Here is the task for the listing below: output exactly the lines from the one containing "Write the Bokeh code for this chart." through the one containing "from bokeh.resources import INLINE", and leave out the pictures.
** start of Material for this task **
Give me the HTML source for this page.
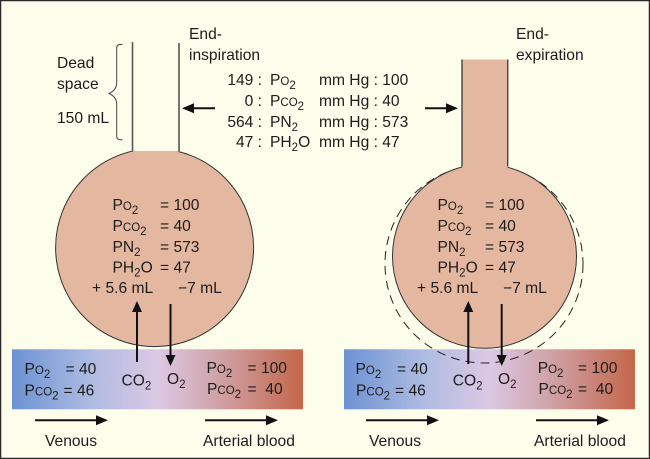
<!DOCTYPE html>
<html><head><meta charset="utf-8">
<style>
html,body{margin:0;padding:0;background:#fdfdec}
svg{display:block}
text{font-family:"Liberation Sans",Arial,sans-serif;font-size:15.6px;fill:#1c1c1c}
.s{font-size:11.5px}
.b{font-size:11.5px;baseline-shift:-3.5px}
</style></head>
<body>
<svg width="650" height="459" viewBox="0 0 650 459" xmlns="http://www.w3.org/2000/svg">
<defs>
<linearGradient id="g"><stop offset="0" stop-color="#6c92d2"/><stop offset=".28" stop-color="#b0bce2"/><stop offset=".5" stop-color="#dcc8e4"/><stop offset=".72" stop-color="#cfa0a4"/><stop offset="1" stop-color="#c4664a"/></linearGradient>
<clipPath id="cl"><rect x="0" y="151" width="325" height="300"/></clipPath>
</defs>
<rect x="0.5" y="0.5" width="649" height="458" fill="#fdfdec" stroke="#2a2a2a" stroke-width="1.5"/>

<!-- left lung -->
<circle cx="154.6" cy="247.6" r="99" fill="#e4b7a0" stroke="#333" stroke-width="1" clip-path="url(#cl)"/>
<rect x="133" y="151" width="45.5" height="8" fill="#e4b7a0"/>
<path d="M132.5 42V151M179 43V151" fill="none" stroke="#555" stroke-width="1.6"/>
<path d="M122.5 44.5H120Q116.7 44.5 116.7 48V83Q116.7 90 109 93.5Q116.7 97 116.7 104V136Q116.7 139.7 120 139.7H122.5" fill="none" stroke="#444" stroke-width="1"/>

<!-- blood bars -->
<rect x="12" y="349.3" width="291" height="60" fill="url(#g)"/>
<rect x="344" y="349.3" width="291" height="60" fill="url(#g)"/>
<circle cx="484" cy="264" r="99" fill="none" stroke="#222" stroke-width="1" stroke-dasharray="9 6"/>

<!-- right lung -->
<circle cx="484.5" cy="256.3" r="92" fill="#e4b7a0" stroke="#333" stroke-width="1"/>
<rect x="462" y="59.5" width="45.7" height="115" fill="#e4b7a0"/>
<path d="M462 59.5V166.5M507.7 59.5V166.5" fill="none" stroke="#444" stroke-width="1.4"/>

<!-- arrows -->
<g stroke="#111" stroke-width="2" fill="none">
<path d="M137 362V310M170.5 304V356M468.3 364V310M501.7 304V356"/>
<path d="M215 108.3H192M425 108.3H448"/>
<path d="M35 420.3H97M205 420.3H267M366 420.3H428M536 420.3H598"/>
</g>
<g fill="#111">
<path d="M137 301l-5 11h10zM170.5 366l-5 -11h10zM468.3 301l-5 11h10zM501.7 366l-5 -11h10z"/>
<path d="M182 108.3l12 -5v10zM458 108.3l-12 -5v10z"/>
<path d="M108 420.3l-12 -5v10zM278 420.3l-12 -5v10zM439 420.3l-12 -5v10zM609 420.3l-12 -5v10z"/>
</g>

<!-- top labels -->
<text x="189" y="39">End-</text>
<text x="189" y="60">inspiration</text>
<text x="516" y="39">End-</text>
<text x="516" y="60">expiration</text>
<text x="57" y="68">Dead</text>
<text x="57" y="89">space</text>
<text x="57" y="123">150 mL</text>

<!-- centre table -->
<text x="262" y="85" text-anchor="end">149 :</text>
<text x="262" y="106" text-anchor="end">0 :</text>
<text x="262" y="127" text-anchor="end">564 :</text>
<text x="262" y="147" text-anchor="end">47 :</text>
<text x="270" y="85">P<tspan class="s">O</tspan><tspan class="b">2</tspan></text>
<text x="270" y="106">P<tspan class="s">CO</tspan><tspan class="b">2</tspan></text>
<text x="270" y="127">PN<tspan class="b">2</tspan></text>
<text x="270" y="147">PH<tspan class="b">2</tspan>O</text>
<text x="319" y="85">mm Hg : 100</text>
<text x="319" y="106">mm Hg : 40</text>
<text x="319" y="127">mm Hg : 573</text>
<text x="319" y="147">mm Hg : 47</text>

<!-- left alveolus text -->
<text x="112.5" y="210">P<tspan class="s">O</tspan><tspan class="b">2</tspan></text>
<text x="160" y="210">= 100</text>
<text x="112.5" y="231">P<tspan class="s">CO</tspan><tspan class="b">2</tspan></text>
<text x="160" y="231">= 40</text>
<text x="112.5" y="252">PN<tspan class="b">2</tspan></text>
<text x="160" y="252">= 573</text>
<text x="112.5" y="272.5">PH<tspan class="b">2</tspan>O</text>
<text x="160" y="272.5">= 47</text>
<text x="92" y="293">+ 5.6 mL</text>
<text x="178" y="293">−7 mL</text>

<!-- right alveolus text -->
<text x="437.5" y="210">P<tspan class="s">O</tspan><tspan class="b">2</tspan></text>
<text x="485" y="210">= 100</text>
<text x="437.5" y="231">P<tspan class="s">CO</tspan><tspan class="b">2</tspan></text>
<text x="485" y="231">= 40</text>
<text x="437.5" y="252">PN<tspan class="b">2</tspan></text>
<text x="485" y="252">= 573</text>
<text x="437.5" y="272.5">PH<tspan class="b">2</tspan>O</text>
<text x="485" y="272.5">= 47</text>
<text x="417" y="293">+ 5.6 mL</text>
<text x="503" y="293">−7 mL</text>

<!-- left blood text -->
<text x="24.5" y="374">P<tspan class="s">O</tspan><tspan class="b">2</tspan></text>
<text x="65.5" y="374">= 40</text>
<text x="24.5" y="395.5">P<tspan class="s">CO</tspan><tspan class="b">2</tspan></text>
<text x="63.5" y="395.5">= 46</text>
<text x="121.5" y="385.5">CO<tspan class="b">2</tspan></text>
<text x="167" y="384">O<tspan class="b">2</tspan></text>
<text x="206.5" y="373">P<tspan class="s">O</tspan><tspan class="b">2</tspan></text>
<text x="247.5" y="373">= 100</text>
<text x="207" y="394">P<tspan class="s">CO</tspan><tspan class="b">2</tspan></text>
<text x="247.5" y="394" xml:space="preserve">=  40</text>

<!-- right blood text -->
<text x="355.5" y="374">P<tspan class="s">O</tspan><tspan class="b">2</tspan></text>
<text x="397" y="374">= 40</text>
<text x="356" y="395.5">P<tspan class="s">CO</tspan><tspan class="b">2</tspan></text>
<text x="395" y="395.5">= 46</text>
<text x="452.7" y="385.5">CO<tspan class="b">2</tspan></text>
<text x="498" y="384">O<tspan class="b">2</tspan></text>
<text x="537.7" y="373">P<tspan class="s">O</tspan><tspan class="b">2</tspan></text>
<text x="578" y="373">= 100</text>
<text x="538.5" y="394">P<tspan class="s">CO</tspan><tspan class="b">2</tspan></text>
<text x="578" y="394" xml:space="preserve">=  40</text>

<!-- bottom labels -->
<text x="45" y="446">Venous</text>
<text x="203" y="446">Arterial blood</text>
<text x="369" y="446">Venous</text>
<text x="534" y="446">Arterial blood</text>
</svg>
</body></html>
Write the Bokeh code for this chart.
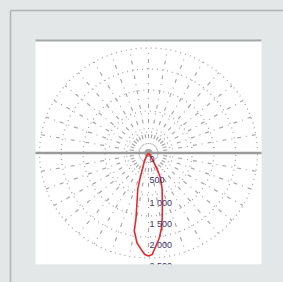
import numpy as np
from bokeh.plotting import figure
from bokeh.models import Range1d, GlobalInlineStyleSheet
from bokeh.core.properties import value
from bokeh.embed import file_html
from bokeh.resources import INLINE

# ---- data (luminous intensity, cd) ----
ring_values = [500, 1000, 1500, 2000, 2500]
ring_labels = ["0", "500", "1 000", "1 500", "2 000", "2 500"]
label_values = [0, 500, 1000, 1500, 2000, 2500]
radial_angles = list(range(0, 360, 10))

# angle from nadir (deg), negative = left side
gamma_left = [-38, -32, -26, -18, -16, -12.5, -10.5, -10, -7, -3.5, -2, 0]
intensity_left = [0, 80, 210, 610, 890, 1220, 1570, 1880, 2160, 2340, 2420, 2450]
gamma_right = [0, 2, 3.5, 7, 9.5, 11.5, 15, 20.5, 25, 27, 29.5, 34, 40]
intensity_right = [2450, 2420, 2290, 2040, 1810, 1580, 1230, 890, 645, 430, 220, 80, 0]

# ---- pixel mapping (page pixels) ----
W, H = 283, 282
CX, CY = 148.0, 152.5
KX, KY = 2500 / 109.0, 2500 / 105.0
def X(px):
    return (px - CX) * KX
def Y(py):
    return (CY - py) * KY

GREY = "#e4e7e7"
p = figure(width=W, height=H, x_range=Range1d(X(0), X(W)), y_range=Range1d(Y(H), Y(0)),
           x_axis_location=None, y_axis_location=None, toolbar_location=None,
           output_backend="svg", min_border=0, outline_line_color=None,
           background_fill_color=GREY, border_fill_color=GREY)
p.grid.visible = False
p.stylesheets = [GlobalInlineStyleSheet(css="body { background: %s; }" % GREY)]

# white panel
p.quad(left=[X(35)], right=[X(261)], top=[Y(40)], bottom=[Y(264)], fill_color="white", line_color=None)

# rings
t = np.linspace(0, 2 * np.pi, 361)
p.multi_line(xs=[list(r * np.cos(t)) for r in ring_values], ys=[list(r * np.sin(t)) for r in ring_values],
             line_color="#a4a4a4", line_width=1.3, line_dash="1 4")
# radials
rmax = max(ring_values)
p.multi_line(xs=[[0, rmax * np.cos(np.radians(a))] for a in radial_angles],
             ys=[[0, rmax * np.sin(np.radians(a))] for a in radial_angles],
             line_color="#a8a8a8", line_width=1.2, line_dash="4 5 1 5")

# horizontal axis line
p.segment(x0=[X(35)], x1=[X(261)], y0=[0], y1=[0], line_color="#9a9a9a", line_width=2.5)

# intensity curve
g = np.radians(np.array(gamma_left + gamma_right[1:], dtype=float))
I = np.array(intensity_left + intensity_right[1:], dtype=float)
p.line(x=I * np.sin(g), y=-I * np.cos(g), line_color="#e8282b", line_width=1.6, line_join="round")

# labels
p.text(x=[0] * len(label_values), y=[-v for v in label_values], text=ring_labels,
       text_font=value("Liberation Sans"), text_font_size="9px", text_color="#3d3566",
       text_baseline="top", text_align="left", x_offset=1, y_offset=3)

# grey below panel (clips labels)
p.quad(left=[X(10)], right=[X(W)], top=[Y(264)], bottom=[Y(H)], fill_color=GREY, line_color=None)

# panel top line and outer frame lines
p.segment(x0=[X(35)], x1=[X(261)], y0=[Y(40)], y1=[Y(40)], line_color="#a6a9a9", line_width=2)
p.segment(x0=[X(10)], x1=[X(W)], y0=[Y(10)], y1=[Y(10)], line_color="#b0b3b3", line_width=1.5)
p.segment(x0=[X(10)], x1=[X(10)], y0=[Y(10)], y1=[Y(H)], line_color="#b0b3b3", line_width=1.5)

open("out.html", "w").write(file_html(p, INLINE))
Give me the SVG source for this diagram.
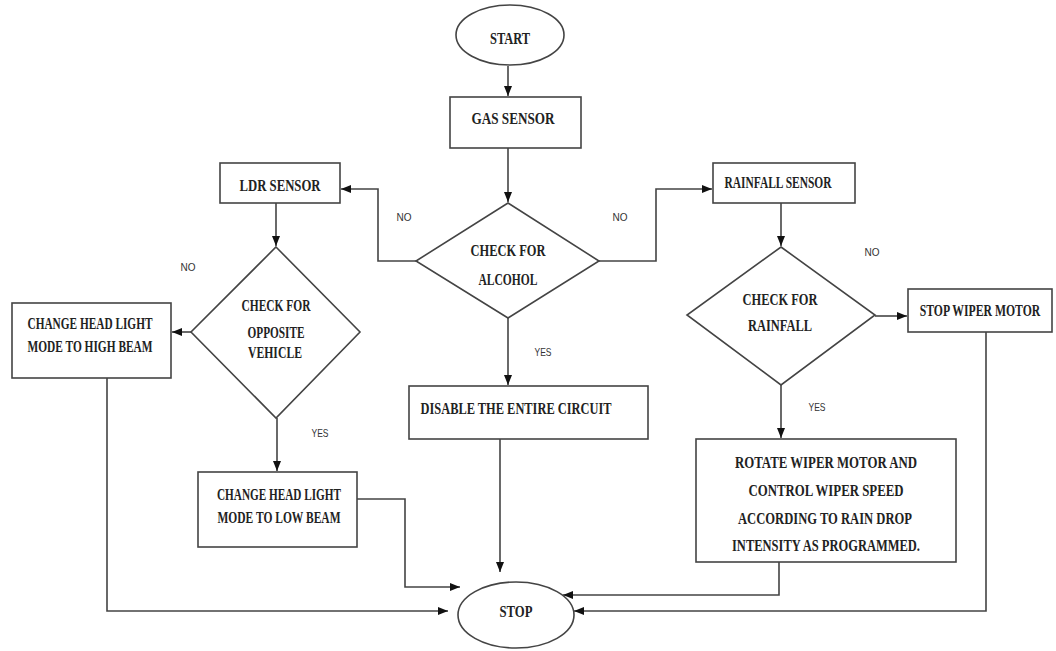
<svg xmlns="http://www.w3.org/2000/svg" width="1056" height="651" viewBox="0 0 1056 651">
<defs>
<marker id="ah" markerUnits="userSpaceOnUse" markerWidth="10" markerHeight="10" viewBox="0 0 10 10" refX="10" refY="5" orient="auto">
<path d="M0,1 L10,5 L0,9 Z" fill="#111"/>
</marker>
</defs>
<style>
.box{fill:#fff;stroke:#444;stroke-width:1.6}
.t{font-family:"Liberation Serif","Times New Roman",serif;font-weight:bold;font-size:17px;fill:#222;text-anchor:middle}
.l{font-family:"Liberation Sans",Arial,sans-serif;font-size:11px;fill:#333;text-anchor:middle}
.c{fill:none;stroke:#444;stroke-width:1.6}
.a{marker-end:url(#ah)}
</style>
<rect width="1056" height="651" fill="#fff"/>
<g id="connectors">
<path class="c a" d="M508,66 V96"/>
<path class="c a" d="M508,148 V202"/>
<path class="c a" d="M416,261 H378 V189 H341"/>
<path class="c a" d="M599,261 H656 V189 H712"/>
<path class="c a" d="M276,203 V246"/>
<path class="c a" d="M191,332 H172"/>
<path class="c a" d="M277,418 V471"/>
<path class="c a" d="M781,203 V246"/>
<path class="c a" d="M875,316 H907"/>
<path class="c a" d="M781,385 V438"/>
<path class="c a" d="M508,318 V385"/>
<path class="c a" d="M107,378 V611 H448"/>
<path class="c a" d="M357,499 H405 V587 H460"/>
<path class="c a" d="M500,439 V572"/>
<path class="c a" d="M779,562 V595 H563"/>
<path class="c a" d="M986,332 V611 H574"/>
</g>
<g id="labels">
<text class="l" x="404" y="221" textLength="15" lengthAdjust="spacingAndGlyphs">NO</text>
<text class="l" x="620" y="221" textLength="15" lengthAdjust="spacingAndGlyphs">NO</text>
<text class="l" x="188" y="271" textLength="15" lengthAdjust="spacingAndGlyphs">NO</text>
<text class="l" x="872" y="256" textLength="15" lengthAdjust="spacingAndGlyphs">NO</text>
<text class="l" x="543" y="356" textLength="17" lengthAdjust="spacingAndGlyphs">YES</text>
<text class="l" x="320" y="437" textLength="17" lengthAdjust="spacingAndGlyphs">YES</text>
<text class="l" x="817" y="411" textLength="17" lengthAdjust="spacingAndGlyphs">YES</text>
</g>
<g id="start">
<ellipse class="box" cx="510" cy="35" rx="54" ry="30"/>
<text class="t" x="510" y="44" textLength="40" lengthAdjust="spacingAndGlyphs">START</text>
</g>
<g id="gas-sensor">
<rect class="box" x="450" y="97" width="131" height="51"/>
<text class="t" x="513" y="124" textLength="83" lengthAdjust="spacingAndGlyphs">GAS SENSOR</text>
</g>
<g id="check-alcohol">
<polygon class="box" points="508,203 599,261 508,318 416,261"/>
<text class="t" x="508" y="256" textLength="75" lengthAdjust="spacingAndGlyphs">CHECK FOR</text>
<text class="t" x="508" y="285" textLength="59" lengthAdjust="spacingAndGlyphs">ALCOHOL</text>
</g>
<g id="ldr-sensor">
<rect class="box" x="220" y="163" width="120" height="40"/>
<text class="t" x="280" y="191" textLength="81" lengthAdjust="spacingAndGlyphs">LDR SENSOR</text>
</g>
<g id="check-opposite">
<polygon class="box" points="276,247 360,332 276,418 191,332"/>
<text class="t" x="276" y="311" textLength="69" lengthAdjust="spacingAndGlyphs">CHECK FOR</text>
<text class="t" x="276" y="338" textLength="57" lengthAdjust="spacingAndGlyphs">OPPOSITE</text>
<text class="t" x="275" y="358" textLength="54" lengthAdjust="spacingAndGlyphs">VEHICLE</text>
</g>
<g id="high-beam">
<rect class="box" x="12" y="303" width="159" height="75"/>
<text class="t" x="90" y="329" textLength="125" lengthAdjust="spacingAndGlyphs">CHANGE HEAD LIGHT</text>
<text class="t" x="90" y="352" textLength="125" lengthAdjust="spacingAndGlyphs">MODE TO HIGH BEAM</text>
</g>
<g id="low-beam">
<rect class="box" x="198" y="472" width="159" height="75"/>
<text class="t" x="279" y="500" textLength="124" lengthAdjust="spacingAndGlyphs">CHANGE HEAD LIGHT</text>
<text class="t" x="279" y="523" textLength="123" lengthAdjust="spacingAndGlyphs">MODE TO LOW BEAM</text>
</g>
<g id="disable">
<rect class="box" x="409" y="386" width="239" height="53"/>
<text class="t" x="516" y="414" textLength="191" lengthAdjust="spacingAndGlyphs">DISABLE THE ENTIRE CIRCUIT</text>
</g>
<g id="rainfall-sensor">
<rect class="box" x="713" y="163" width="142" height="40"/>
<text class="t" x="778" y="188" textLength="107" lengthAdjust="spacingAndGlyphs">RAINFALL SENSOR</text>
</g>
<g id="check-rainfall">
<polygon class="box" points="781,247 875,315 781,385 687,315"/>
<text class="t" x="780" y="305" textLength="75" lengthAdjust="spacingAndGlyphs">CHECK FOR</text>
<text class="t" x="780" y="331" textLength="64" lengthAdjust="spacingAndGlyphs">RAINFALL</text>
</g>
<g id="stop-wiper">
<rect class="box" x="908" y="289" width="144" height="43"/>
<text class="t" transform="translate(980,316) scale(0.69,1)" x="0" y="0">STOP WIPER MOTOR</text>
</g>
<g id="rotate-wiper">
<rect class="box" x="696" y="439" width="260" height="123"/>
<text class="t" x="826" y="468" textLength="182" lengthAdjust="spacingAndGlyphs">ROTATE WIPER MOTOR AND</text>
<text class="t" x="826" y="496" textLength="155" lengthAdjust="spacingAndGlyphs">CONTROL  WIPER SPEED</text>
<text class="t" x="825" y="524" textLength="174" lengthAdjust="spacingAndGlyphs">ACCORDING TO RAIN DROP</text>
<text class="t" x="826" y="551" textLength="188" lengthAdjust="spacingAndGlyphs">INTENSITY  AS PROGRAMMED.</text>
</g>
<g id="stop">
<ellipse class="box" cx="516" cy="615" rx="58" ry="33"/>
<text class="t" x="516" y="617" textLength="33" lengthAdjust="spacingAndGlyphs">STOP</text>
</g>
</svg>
** end of Material for this task **
## Output for this exercise
Write the Bokeh code for this chart.
import numpy as np
from bokeh.plotting import figure
from bokeh.models import Range1d, GlobalInlineStyleSheet
from bokeh.core.properties import value
from bokeh.embed import file_html
from bokeh.resources import INLINE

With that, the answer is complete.